Divvy's bike-share data can be found here. We will use the previous 12 months
of data (as specified in the case study) for our analysis--"202111-divvy-tripdata.zip" to "202210-divvy-tripdata.zip". Each file corresponds to
a particular month, and all contain the following information:
ride_id: a unique identifier for each ride
rideable_type: the type of bike used
started_at: time at which the ride started
ended_at: time at which the ride ended
start_station_name: name of the Divvy parking station the bike was picked up from
start_station_id: ID of the corresponding start station
end_station_name: name of the Divvy parking station the bike was dropped off at
end_station_id: ID of the corresponding end station
start_lat: lattitude of the starting location
start_lng: longitude of the starting location
end_lat: lattitude of the ending location
end_lng: longitude of the ending location
member_casual: type of rider (casual or member)
Documentation of Cleaning/Manipulation of Data
The data was cleaned/manipulated using Python, and the process is documented in a Jupyter Notebook--available on my GitHub.
Quick summary of significant steps taken in this process:
Divvy has two types of bikes available to use--classic bikes or electric bikes. In the data, a third option "docked_bike" is listed.
Based on exploring Divvy data from other months (outside the 12 month scope), the timing of the introduction of electric bikes to their
fleet, and other patterns in the data, I decided that "docked_bike" is the same as a classic bike and replaced these values accordingly.

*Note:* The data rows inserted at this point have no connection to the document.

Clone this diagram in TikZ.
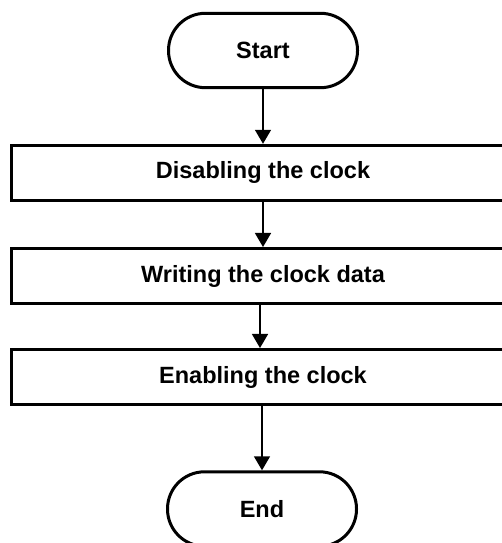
\documentclass[tikz,border=0pt]{standalone}
\usepackage{fontspec}
\setmainfont{Liberation Sans}
\usetikzlibrary{arrows.meta}
\begin{document}
\begin{tikzpicture}[x=1pt,y=1pt,
  txt/.style={font=\bfseries\fontsize{23.5}{28}\selectfont},
  term/.style={txt,draw,line width=3pt,rounded corners=37pt,minimum width=189pt,minimum height=74.4pt,inner sep=0pt},
  proc/.style={txt,draw,line width=3pt,minimum width=503pt,minimum height=55pt,inner sep=0pt},
  flow/.style={-{Triangle[width=16pt,length=14pt]},line width=1.5pt}]
\useasboundingbox (0,0) rectangle (502,543);
\clip (0,0) rectangle (502,543);
\node[term] (start) at (263,492.5) {Start};
\node[proc] (dis) at (263,370.2) {Disabling the clock};
\node[proc] (wri) at (263,267) {Writing the clock data};
\node[proc] (ena) at (263,166) {Enabling the clock};
\node[term] (end) at (262,34) {End};
\draw[flow] (start) -- (dis);
\draw[flow] (dis) -- (wri);
\draw[flow] ([xshift=-3pt]wri.south) -- ([xshift=-3pt]ena.north);
\draw[flow] ([xshift=-1pt]ena.south) -- (end.north);
\end{tikzpicture}
\end{document}
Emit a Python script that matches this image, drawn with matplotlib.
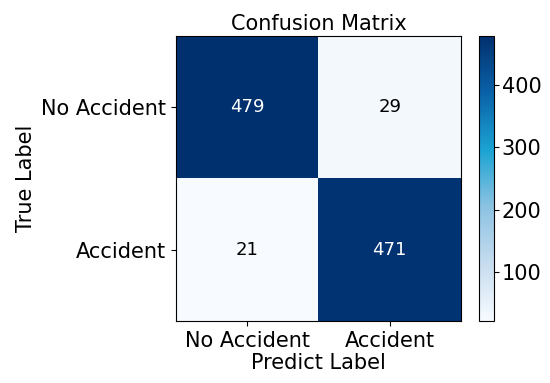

(Normally this would be a quick question I could ask the stakeholders to clarify, but for the purposes of this case study I am statisfied with
the evidence I reference in the documentation.)
Any classic bike data points that do not have a recorded end station were removed from the dataset. Classic bikes must be parked at Divvy stations
(unlike electric bikes, which can be parked anywhere), so if this information is missing then this implies there is either something wrong with the data,
or an unusual event occured (e.g. a bike was lost). This subset of data only accounted to 0.1% of the entire dataset, and since they are not indicitave
of a typical trip, I decided to remove them from the dataset.
"False starts"--defined by having a trip duration of less than 2 minutes and the same start/end location--were removed from the dataset. False starts accounted
for 2.5% of the total dataset. Since they are not indicative of a typical trip, I decided to remove them from the dataset.
Casual riders tend to take trips on weekends, as opposed to member riders who typically use the service on weekdays. This could be due to
casual riders using the service for fun weekend trips (supported by findings I will detail next), whereas member riders may be using the service for
more consistent needs like commuting to work.
The most popular end stations used for casual riders tend to be in locations near parks, beaches, and museums. The most popular end stations for member riders
tend to be more inland, perhaps near common areas of work (e.g. Clinton St & Washington Blvd near Accenture Tower, or University Ave & 57th St located within
the University of Chicago).
Casual riders use electric bikes slightly more frequently than classic bikes, whereas member riders use classic bikes slightly more frequently
than electric bikes. While electric bikes in and of themselves have desirable attributes (less tiring to ride, more modern, etc.), casual riders may
prefer electric bikes due to their convenience--they can be parked anywhere so it may be easier for a casual rider to pick up an electric bike
from wherever they happen to be. Member riders with more consistent use of the bike-share service may have specific Divvy stations where they pick-up and drop-off bikes
as part of their routine, and therefore finding a classic bike to use may be just as easy as finding an electric bike. Also, the use of classic bikes are free for members,
whereas the use of electric bikes include an additional charge.
Casual riders tend to use the bikes for longer periods of time than member riders, but not by a large amount (typically just a couple minutes more).
All riders tend to use the bike-share service in warmer months as opposed to colder months--members are slightly more likely to use the service in cold months.
Supporting Visualizations
See the Tableau dashboard above.
Top Three Recommendations
(the case study mentions the marketing team uses "email, social media, and other channels" to promote the bike-share program)
Connect with casual riders via email. Include information/promote fun attractions that are easy to get to via Divvy bikes, and
emphasize that the Annual Membership would pay for itself after two weekend trips if they usually use the Single Ride service,
or even after just one trip if they usually use the Day Pass.
If the marketing team is able to set up advertisements (promoting the membership program) on location at Divvy stations, they may focus
these ads on the more popular end stations for casual riders.
When posting on social media to promote the electic bike fleet, include information on discounts for members.
Additional data that could expand findings: The data provided to the public is, of course, anonymized. However, if rider identifiers are
available in the data within the company, then this would provide invaluable insight. For example, one could determine what the average amount
of savings would be for casual riders that end up spending more than members.